## Exercise aim
Repeat exactly the lines between and including those that contain "Output the Python" and "from bokeh.resources import INLINE". Output no other line.

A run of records
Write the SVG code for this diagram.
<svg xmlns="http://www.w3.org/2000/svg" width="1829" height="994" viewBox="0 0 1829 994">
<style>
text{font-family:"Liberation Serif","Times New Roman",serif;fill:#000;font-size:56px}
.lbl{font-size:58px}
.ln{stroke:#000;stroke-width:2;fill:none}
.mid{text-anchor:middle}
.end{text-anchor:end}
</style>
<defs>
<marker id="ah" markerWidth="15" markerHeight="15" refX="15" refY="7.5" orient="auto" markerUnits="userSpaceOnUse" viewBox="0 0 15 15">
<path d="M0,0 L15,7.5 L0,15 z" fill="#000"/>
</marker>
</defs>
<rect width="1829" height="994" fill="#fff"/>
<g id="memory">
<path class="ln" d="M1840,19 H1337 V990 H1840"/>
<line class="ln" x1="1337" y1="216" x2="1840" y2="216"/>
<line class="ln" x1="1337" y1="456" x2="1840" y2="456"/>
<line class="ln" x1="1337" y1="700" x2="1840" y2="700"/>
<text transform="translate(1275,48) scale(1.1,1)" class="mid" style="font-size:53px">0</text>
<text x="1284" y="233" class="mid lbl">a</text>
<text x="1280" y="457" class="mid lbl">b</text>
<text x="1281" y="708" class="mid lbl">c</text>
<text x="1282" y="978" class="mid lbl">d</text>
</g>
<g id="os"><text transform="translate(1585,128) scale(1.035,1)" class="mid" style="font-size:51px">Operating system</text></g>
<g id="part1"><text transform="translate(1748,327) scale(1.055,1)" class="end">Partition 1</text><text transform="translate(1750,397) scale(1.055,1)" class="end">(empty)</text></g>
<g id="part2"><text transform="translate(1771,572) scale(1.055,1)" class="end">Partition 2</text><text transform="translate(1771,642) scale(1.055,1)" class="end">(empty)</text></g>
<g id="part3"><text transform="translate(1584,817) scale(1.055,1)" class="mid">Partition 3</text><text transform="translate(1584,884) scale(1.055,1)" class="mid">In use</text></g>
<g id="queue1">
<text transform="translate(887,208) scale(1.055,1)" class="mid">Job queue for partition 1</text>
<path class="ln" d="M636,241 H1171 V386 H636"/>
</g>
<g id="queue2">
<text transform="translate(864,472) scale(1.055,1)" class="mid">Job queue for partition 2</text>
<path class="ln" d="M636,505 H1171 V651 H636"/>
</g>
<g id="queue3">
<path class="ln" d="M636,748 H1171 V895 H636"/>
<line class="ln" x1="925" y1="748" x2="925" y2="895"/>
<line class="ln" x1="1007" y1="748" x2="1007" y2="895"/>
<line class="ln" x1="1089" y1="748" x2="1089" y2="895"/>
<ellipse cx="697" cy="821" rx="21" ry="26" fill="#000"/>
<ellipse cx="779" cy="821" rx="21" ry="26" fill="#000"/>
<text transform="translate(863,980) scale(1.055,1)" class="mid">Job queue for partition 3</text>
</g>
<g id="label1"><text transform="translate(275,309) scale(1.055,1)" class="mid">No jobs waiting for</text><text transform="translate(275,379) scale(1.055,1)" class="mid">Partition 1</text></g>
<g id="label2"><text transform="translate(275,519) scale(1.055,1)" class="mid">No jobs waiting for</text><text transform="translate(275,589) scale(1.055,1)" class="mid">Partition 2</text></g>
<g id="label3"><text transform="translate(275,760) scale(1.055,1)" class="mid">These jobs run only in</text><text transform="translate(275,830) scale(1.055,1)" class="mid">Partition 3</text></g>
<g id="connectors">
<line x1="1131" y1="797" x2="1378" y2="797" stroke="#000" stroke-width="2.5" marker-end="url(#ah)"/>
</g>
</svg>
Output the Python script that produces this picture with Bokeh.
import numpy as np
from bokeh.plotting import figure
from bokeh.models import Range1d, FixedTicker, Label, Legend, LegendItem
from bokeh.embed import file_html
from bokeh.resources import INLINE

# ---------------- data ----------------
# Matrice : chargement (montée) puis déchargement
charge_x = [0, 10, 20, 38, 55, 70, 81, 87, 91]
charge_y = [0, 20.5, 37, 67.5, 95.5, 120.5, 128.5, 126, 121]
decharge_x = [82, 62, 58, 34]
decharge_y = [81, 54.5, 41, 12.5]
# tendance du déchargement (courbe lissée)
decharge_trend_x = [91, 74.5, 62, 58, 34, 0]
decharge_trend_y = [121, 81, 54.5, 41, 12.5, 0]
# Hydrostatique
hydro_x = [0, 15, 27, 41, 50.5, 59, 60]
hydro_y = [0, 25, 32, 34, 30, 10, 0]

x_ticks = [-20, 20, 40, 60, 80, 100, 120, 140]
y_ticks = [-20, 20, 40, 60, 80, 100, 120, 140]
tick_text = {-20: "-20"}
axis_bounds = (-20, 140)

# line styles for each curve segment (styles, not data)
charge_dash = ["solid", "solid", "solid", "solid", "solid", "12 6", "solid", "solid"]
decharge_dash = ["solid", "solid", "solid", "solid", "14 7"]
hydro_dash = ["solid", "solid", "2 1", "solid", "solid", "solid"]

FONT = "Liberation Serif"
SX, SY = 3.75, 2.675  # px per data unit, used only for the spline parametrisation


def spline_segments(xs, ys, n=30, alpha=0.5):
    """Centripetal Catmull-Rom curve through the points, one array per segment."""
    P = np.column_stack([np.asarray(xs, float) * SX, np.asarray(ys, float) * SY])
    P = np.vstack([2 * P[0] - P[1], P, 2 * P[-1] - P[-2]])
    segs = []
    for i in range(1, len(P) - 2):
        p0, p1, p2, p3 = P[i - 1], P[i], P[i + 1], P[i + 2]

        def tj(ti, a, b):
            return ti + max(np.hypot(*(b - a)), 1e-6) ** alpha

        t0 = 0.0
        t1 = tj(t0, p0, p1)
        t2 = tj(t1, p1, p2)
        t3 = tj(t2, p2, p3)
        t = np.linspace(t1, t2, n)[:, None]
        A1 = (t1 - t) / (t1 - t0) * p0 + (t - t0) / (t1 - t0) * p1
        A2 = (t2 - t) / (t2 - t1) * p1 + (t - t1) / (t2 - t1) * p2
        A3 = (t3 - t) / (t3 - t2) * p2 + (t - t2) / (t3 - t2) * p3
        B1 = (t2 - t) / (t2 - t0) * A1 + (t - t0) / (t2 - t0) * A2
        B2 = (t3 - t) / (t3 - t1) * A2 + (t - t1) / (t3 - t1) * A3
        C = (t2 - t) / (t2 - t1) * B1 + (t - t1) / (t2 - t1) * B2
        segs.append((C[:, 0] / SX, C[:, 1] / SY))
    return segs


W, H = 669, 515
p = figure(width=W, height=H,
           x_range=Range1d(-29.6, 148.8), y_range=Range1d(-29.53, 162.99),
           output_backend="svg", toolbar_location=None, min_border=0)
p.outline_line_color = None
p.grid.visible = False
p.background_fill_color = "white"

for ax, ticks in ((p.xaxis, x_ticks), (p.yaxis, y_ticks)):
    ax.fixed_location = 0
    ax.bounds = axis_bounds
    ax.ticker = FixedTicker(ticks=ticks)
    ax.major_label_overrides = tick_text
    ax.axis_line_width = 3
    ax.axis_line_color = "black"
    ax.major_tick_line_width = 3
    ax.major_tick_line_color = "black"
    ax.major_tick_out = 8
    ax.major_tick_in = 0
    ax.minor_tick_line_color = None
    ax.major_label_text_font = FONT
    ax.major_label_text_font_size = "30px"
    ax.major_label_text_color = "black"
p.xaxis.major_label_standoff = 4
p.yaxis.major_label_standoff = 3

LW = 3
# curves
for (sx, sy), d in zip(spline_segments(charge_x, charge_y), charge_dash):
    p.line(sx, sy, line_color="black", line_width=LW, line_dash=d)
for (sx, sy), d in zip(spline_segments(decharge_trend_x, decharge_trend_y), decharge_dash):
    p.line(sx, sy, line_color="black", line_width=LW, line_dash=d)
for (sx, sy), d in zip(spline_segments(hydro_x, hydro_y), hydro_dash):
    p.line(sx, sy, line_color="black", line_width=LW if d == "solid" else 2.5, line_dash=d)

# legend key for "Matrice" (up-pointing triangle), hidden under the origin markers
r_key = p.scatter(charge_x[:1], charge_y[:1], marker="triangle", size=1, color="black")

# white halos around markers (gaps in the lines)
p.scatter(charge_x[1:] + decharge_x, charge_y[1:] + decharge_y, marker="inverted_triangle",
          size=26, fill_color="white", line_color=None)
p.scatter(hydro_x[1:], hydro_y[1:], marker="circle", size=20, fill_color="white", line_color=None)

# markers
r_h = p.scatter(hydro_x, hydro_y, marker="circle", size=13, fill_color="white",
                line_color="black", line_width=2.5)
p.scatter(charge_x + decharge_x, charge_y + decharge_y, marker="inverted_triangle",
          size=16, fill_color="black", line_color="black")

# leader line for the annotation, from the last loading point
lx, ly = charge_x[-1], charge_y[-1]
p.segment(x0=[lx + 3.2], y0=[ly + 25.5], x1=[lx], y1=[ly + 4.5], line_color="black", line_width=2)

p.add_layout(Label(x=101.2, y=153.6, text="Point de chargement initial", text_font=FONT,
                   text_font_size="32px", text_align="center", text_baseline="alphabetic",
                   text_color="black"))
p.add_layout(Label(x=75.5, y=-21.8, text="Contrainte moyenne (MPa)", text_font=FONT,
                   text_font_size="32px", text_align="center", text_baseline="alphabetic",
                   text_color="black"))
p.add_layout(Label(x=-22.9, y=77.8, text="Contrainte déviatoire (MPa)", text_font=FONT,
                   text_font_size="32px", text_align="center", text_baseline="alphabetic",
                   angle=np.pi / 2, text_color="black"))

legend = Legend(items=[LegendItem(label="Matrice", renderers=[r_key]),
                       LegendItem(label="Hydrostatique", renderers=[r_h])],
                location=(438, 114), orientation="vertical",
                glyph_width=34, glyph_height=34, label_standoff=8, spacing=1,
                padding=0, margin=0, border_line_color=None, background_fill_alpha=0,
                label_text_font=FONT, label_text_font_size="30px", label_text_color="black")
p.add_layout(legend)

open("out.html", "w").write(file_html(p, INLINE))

## Complete response
Output the Python script that produces this picture with Bokeh.
import numpy as np
from bokeh.plotting import figure
from bokeh.models import Range1d, FixedTicker, Label, Legend, LegendItem
from bokeh.embed import file_html
from bokeh.resources import INLINE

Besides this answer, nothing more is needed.